Dias mais tarde, a 4 de Março, o cabo Lourenço da GNR pediu a Godinho «outra palete de cimento» como «contrapartida» pelos serviços prestados – e que são de «omissão dos seus deveres de fiscalização», diz o mandado do MP.
No dia 20 de Março, um outro indivíduo, de nome Abílio Guedes, informou Godinho que a REFER ia lançar uma empreitada de âmbito nacional – sendo que a PJ descobriu que a filha deste Abílio estava a trabalhar na empresa de Godinho, a O2, pelo menos desde Setembro de 2008. Isto como contrapartida, diz o mandado, pelos favores proporcionados pelo referido Abílio.

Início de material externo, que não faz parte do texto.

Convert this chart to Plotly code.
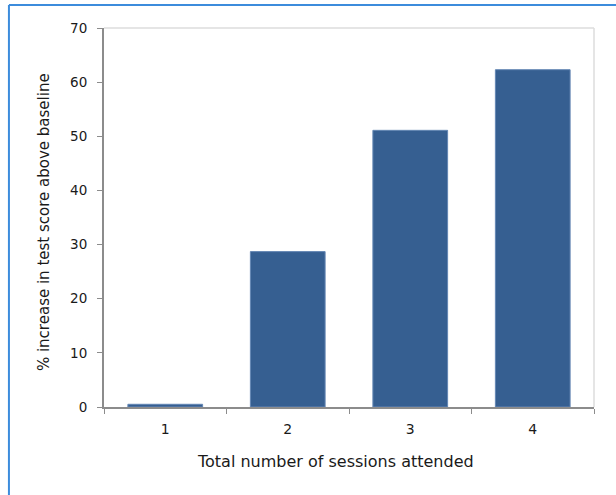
import plotly.graph_objects as go

categories = ["1", "2", "3", "4"]
values = [0.5, 28.7, 51.1, 62.3]
y_ticks = [0, 10, 20, 30, 40, 50, 60, 70]
x_title = "Total number of sessions attended"
y_title = "% increase in test score above baseline"

FONT = "DejaVu Sans"
TXT = "#1a1a1a"

fig = go.Figure(go.Bar(
    x=categories, y=values, width=0.61,
    marker=dict(color="rgb(54,95,145)", line=dict(color="rgb(100,135,180)", width=1)),
))

fig.update_layout(
    width=616, height=495,
    margin=dict(l=104, r=22, t=28, b=88),
    paper_bgcolor="white", plot_bgcolor="white",
    showlegend=False,
    font=dict(family=FONT, color=TXT, size=13),
    xaxis=dict(
        type="category", showline=True, linecolor="#8c8c8c", linewidth=2,
        ticks="outside", ticklen=5, tickcolor="#8c8c8c", tickwidth=1,
        tickson="boundaries", showgrid=False, ticklabelstandoff=8,
        tickfont=dict(size=14, family=FONT, color=TXT),
    ),
    yaxis=dict(
        range=[0, 70], tickvals=y_ticks, showline=True, linecolor="#8c8c8c", linewidth=2,
        ticks="outside", ticklen=5, tickcolor="#8c8c8c", tickwidth=1,
        showgrid=False, zeroline=False, ticklabelstandoff=7,
        tickfont=dict(size=13.5, family=FONT, color=TXT),
    ),
    annotations=[
        dict(text=x_title, xref="paper", yref="paper", x=0.4724, y=-0.1451,
             xanchor="center", yanchor="middle", showarrow=False,
             font=dict(size=16, family=FONT, color=TXT)),
        dict(text=y_title, xref="paper", yref="paper", x=-0.1224, y=0.488,
             xanchor="center", yanchor="middle", showarrow=False, textangle=-90,
             font=dict(size=15, family=FONT, color=TXT)),
    ],
    shapes=[
        dict(type="line", xref="paper", yref="paper", x0=0, x1=1, y0=1, y1=1,
             line=dict(color="#dcdcdc", width=1.5)),
        dict(type="line", xref="paper", yref="paper", x0=1, x1=1, y0=0, y1=1,
             line=dict(color="#dcdcdc", width=1.5)),
        dict(type="line", xref="paper", yref="paper", x0=-0.194, x1=1.1, y0=1.0607, y1=1.0607,
             line=dict(color="rgb(60,140,220)", width=2)),
        dict(type="line", xref="paper", yref="paper", x0=-0.194, x1=-0.194, y0=-0.3, y1=1.0607,
             line=dict(color="rgb(60,140,220)", width=2)),
    ],
)

fig.write_html("out.html", config={"displayModeBar": False},
               post_script="document.body.style.margin='0';")
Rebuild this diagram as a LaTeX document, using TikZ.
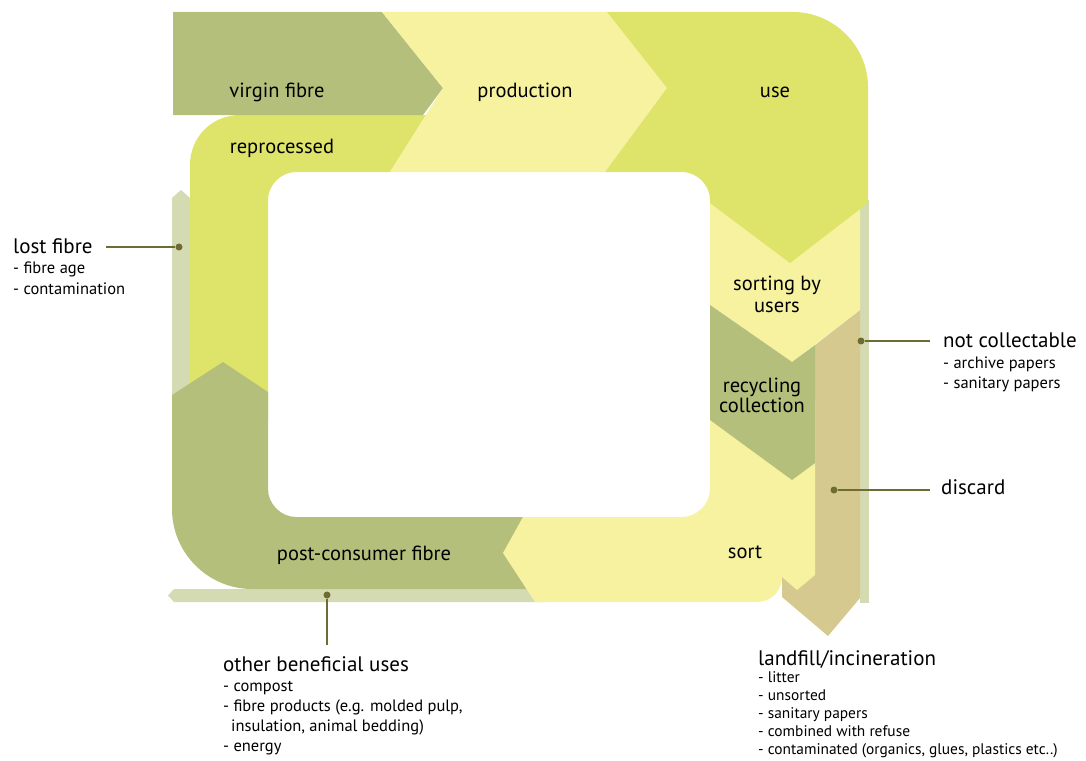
\documentclass[tikz,border=0pt]{standalone}
\usepackage{fontspec}
\setmainfont{PT Sans}
\usetikzlibrary{positioning}
\definecolor{fibreolive}{RGB}{181,191,124}
\definecolor{fibrepale}{RGB}{246,242,160}
\definecolor{fibrelime}{RGB}{222,228,106}
\definecolor{fibreloss}{RGB}{212,219,178}
\definecolor{fibretan}{RGB}{214,201,143}
\definecolor{leadcol}{RGB}{110,108,50}

\begin{document}
\begin{tikzpicture}[x=1pt,y=-1pt]
\tikzset{stage/.style={font=\fontsize{20.5}{22}\selectfont, align=center, inner sep=0pt}}
\tikzset{head/.style={font=\fontsize{21}{23}\selectfont, anchor=base west, inner sep=0pt}}
\tikzset{items/.style={font=\fontsize{16.5}{20}\selectfont, align=left, inner sep=0pt}}
\tikzset{leader/.style={draw=leadcol, line width=2pt}}
\tikzset{dot/.style={circle, fill=leadcol, inner sep=0pt, minimum size=7pt}}
\useasboundingbox (0,0) rectangle (1086,760);

% side streams
\fill[fibreloss] (172,420) -- (172,198) -- (181,190) -- (190,198) -- (190,420) -- cycle;
\fill[fibreloss] (545,589) -- (545,602) -- (174,602) -- (168,595.5) -- (174,589) -- cycle;
\fill[fibreloss] (860,200) -- (869,200) -- (869,603) -- (860,603) -- cycle;
\fill[fibretan] (815,345) -- (860,310) -- (860,598) -- (828,636) -- (782,597) -- (782,560) -- (815,560) -- cycle;

% main loop
\fill[fibrelime] (190,420) -- (190,165) .. controls (190,137) and (212,115) .. (240,115) -- (426,115) -- (390,172) -- (296,172) .. controls (281,172) and (268,185) .. (268,200) -- (268,420) -- cycle;
\fill[fibreolive] (172,395) -- (223,362) -- (268,392) -- (268,489) .. controls (268,504) and (281,517) .. (296,517) -- (530,517) -- (530,589) -- (252,589) .. controls (208,589) and (172,553) .. (172,509) -- cycle;
\fill[fibreolive] (173,12) -- (382,12) -- (443,88) -- (423,115) -- (173,115) -- cycle;
\fill[fibrepale] (382,12) -- (607,12) -- (667,88) -- (605,172) -- (390,172) -- (443,88) -- cycle;
\fill[fibrepale] (710,195) -- (860,195) -- (860,310) -- (792,362) -- (710,305) -- cycle;
\fill[fibrelime] (607,12) -- (793,12) .. controls (834,12) and (868,46) .. (868,87) -- (868,203) -- (790,263) -- (710,203) -- (710,200) .. controls (710,185) and (697,172) .. (682,172) -- (605,172) -- (667,88) -- cycle;
\fill[fibrepale] (710,400) -- (815,400) -- (815,575) -- (797,590) -- (782,577) .. controls (782,591) and (771,602) .. (757,602) -- (535,602) -- (503,553) -- (523,517) -- (682,517) .. controls (697,517) and (710,504) .. (710,489) -- cycle;
\fill[fibreolive] (710,305) -- (792,362) -- (815,345) -- (815,463) -- (792,480) -- (710,420) -- cycle;

% stage labels
\node[stage, anchor=base] (virgin) at (277,97) {virgin fibre};
\node[stage, anchor=base] (production) at (525,97) {production};
\node[stage, anchor=base] (use) at (775,97) {use};
\node[stage, anchor=base] (reprocessed) at (282,153) {reprocessed};
\node[stage] (sorting) at (777,294) {sorting by\\ users};
\node[stage] (recycling) at (762,395) {recycling\\[-2pt] collection};
\node[stage, anchor=base] (sort) at (745,558) {sort};
\node[stage, anchor=base] (postconsumer) at (364,560) {post-consumer fibre};

% outflows
\node[head] (lost) at (13,253) {lost fibre};
\node[items, below=8pt of lost.south west, anchor=north west] (lostitems) {- fibre age\\[1pt] - contamination};
\node[head] (notcoll) at (943,347) {not collectable};
\node[items, below=9pt of notcoll.south west, anchor=north west] (notcollitems) {- archive papers\\ - sanitary papers};
\node[head] (discard) at (941,494) {discard};
\node[head] (other) at (223,671) {other beneficial uses};
\node[items, below=10pt of other.south west, anchor=north west] (otheritems) {- compost\\ - fibre products (e.g. molded pulp,\\ \hspace*{8pt}insulation, animal bedding)\\ - energy};
\node[head] (landfill) at (758,665) {landfill/incineration};
\node[items, below=3pt of landfill.south west, anchor=north west, font=\fontsize{15.4}{18}\selectfont] (landfillitems) {- litter\\ - unsorted\\ - sanitary papers\\ - combined with refuse\\ - contaminated (organics, glues, plastics etc..)};

\node[dot] (lostdot) at (179,247) {};
\node[dot] (notcolldot) at (861,341) {};
\node[dot] (discarddot) at (834,490) {};
\node[dot] (otherdot) at (327,595) {};
\draw[leader, shorten >=13pt] (lostdot) -- (lostdot -| lost.east);
\draw[leader, shorten >=13pt] (notcolldot) -- (notcolldot -| notcoll.west);
\draw[leader, shorten >=11pt] (discarddot) -- (discarddot -| discard.west);
\draw[leader, shorten >=11pt] (otherdot) -- (otherdot |- other.north);
\end{tikzpicture}
\end{document}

Finalmente, há registo de várias chamadas feitas por um funcionário não identificado do Departamento de Finanças e Contabilidade da CP – que ligava sempre de um telemóvel registado no nome deste departamento.
Nos diferentes contactos feitos, Godinho ficou a saber, antecipadamente, do valor das propostas apresentadas pelos outros concorrentes a um concurso promovido pela CP para o desmantelamento de 30 carruagens estacionadas na Estação do Pinheiro.
Este funcionário ligou mais tarde dizendo-lhe, primeiro, que propôs ao seu director a adjudicação do concurso à empresa O2, de Godinho. E depois confirmou-lhe a decisão de adjudicação.
Tudo isto se passou entre 12 e 13 de Agosto de 2009. No final do dia 13, num último contacto telefónico, o mesmo indivíduo da CP questionou o empresário sobre «as contrapartidas patrimoniais pela sua intervenção» neste «favorecimento da O2».